**Charts and diagrams as code**
• • •
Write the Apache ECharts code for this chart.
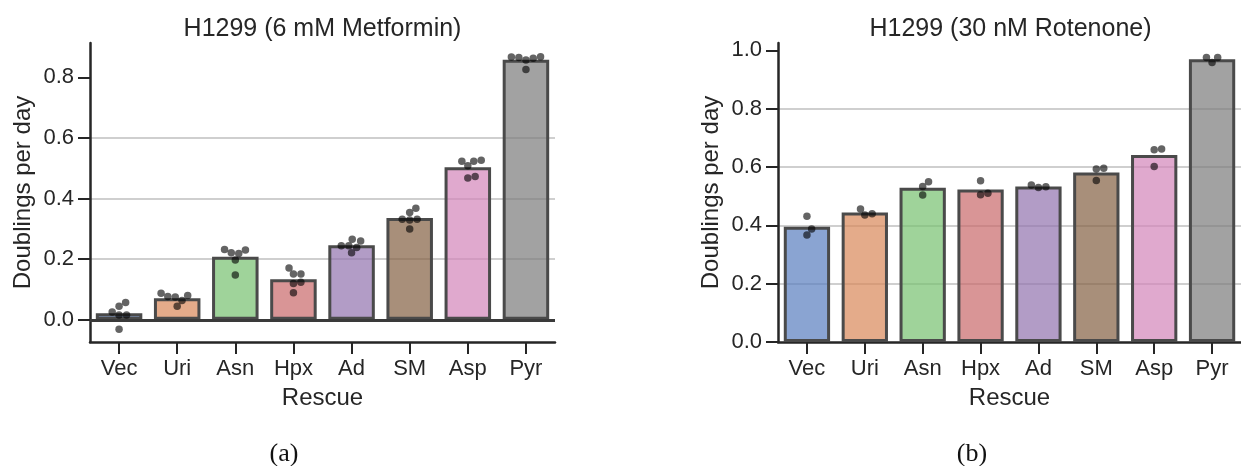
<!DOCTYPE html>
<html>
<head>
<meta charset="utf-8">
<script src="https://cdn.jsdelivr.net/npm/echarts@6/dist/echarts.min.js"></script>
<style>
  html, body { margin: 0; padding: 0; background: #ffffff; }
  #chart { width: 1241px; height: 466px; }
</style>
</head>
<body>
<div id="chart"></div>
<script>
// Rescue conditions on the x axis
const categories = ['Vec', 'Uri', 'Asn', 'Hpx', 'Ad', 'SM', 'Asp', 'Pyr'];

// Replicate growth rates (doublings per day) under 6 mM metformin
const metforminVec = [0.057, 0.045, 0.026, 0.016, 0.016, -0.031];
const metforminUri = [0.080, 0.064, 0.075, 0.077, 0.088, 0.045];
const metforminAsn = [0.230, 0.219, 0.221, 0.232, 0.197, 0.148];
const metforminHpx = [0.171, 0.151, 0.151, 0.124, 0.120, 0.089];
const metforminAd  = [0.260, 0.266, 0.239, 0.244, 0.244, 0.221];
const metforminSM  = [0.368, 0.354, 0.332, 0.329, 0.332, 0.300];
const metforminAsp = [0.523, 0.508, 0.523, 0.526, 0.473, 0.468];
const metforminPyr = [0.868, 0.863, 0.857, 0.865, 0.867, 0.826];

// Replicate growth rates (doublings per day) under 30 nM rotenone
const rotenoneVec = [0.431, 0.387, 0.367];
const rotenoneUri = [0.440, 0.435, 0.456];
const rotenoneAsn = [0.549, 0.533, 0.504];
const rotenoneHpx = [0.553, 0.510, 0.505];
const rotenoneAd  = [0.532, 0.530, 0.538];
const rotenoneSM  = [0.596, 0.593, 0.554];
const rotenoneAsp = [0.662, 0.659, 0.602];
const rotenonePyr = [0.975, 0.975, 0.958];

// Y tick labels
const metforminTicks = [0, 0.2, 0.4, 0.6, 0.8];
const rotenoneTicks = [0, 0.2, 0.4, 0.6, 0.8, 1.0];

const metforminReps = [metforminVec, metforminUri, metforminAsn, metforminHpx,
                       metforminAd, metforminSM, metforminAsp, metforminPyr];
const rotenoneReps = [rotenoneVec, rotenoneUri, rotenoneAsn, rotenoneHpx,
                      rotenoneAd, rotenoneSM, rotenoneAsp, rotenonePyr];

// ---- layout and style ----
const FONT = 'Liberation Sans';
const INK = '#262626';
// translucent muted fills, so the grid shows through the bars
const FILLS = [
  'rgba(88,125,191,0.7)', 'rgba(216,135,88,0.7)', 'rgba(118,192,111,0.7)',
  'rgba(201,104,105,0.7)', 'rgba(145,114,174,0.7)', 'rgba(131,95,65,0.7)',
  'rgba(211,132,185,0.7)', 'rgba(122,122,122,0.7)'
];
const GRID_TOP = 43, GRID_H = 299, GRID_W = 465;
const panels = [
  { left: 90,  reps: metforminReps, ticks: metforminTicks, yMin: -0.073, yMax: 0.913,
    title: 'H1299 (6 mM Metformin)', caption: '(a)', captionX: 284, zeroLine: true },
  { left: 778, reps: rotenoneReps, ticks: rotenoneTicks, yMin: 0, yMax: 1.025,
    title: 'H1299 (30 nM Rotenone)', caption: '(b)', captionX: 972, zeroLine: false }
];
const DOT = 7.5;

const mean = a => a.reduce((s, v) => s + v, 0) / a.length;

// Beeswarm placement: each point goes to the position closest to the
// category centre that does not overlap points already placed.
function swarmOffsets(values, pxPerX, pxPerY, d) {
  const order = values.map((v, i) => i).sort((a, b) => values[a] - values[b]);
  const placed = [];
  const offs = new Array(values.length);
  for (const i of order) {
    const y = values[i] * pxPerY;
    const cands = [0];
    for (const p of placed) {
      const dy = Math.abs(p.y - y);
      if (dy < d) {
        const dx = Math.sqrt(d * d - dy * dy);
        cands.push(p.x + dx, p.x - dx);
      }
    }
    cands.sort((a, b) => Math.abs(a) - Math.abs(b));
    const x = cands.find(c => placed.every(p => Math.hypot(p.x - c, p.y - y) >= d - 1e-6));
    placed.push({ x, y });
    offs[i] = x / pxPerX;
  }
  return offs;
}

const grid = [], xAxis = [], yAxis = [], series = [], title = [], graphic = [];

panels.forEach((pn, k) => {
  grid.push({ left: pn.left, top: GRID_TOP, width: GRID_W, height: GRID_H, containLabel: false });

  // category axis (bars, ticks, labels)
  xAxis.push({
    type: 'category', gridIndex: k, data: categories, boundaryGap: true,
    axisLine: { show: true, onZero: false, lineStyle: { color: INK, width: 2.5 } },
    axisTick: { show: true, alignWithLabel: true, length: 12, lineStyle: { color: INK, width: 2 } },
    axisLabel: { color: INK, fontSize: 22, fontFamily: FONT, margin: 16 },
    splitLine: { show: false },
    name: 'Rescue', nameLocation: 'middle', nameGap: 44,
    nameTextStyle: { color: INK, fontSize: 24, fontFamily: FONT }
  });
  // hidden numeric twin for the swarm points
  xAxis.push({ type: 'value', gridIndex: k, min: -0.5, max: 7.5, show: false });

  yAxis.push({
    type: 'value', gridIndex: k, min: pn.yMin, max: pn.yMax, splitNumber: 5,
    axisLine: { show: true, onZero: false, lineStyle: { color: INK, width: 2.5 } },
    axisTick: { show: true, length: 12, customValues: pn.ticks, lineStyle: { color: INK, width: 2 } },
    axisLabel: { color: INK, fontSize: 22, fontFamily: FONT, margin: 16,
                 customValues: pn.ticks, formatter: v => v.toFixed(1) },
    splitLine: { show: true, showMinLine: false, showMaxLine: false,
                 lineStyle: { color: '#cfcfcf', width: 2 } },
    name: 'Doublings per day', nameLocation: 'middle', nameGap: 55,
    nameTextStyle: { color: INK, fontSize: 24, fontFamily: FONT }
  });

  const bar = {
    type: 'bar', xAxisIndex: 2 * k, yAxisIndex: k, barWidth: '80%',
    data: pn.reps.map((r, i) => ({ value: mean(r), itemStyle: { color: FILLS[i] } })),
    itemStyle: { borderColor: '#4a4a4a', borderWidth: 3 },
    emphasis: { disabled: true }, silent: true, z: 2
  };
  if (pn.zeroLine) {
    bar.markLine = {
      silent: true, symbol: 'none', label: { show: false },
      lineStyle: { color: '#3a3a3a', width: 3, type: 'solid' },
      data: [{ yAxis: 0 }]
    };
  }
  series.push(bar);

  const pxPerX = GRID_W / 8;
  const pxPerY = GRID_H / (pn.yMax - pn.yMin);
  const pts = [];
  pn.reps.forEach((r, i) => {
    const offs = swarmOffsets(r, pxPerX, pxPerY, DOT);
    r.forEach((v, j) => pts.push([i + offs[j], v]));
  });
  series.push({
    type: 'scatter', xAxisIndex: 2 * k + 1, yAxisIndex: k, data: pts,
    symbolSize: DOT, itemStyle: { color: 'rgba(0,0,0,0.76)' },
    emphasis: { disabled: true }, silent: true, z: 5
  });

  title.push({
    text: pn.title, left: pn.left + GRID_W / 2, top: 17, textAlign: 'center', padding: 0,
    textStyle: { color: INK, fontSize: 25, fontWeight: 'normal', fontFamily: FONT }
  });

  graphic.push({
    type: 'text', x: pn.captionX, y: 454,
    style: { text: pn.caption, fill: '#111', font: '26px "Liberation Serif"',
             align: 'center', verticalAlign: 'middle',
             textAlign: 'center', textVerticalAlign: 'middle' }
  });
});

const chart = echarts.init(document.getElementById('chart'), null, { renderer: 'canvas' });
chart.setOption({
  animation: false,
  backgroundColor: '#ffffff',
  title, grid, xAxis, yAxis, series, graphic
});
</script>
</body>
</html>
• • •
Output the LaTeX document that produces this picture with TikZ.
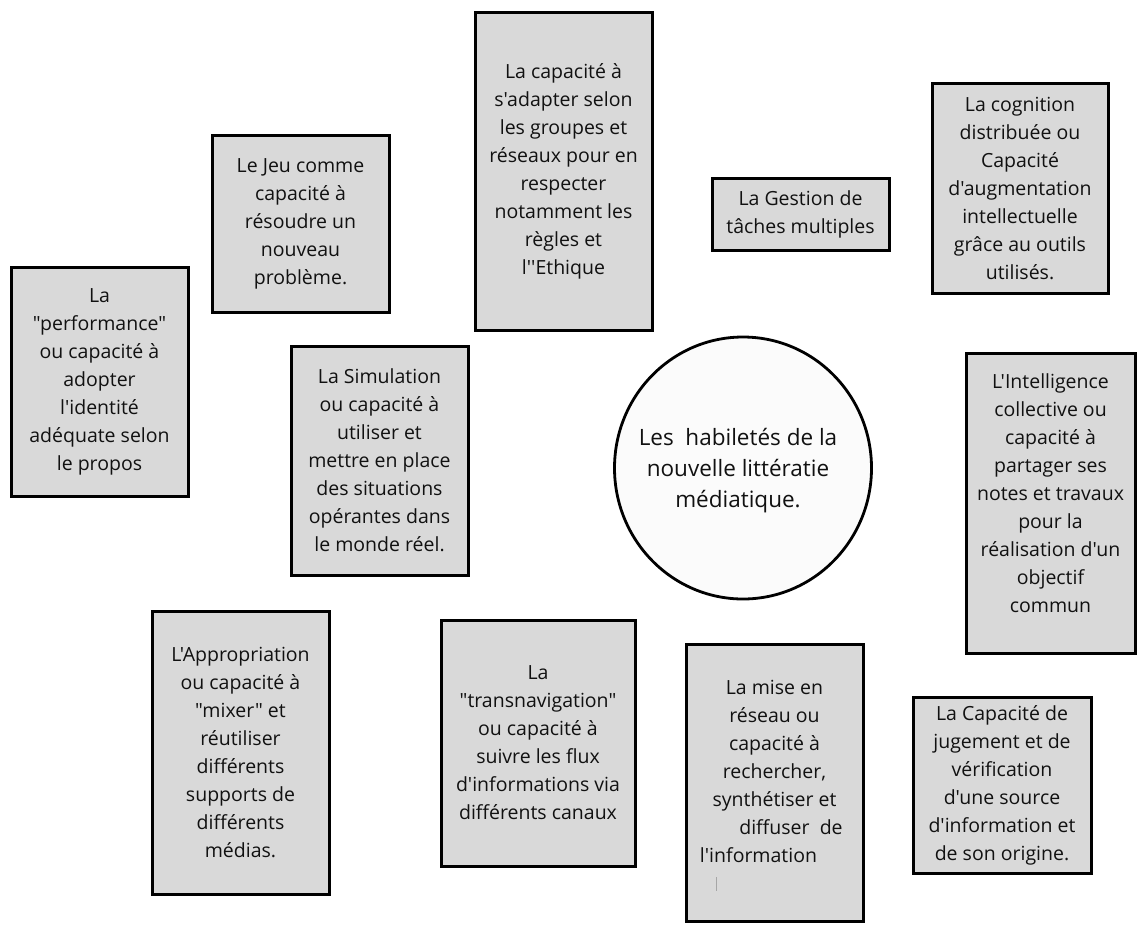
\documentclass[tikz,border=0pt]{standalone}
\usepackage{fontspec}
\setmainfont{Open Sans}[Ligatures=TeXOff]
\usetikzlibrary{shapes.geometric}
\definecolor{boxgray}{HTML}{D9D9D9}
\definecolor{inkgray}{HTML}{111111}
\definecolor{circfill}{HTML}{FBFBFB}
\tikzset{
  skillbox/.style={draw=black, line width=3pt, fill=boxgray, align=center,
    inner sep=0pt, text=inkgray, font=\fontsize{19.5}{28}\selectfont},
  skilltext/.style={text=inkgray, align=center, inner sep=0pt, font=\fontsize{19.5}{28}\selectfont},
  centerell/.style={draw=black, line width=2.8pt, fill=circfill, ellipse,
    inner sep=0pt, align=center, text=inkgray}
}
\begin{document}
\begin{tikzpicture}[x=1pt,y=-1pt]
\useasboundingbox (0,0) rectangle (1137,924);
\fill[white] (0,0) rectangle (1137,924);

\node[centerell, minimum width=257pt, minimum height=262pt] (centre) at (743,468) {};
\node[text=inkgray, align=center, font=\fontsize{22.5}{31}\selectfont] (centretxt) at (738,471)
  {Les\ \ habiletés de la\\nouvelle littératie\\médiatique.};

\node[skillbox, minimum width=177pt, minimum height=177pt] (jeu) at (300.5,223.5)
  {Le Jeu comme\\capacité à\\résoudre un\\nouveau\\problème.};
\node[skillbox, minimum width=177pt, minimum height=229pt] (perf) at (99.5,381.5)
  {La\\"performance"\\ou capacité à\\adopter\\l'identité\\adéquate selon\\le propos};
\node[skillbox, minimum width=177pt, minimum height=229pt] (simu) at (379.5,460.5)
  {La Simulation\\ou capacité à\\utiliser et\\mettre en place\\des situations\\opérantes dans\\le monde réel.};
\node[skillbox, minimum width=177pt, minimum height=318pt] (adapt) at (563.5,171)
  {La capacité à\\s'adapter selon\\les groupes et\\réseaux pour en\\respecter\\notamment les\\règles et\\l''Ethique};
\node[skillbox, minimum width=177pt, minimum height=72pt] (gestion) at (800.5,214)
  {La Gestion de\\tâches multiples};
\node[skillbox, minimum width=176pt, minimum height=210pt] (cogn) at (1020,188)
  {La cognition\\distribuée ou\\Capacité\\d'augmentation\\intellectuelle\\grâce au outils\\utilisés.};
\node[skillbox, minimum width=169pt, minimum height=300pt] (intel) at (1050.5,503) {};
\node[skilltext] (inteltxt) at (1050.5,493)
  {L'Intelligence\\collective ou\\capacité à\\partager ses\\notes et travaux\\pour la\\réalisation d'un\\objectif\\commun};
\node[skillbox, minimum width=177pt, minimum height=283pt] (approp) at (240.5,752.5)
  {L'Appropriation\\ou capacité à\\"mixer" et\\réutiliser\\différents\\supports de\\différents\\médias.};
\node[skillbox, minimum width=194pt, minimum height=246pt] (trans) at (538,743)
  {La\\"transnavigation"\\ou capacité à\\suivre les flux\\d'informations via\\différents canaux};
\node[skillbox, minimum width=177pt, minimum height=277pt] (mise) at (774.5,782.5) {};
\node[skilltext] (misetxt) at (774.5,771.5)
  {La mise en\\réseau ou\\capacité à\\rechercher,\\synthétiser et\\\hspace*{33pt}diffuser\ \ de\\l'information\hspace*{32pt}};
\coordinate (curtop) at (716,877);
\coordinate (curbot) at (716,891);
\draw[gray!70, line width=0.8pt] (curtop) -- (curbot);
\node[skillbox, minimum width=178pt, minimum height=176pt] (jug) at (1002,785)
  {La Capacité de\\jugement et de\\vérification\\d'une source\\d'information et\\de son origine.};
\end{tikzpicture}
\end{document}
• • •
**REQUIRED WORK**
Copy only the lines above from the one containing "Write the Apache ECharts code for this chart." through the one containing "const metforminPyr = [0.868, 0.863, 0.857, 0.865, 0.867, 0.826];", both included. Leave out the pictures.

**FINAL RESULT**
Write the Apache ECharts code for this chart.
<!DOCTYPE html>
<html>
<head>
<meta charset="utf-8">
<script src="https://cdn.jsdelivr.net/npm/echarts@6/dist/echarts.min.js"></script>
<style>
  html, body { margin: 0; padding: 0; background: #ffffff; }
  #chart { width: 1241px; height: 466px; }
</style>
</head>
<body>
<div id="chart"></div>
<script>
// Rescue conditions on the x axis
const categories = ['Vec', 'Uri', 'Asn', 'Hpx', 'Ad', 'SM', 'Asp', 'Pyr'];

// Replicate growth rates (doublings per day) under 6 mM metformin
const metforminVec = [0.057, 0.045, 0.026, 0.016, 0.016, -0.031];
const metforminUri = [0.080, 0.064, 0.075, 0.077, 0.088, 0.045];
const metforminAsn = [0.230, 0.219, 0.221, 0.232, 0.197, 0.148];
const metforminHpx = [0.171, 0.151, 0.151, 0.124, 0.120, 0.089];
const metforminAd  = [0.260, 0.266, 0.239, 0.244, 0.244, 0.221];
const metforminSM  = [0.368, 0.354, 0.332, 0.329, 0.332, 0.300];
const metforminAsp = [0.523, 0.508, 0.523, 0.526, 0.473, 0.468];
const metforminPyr = [0.868, 0.863, 0.857, 0.865, 0.867, 0.826];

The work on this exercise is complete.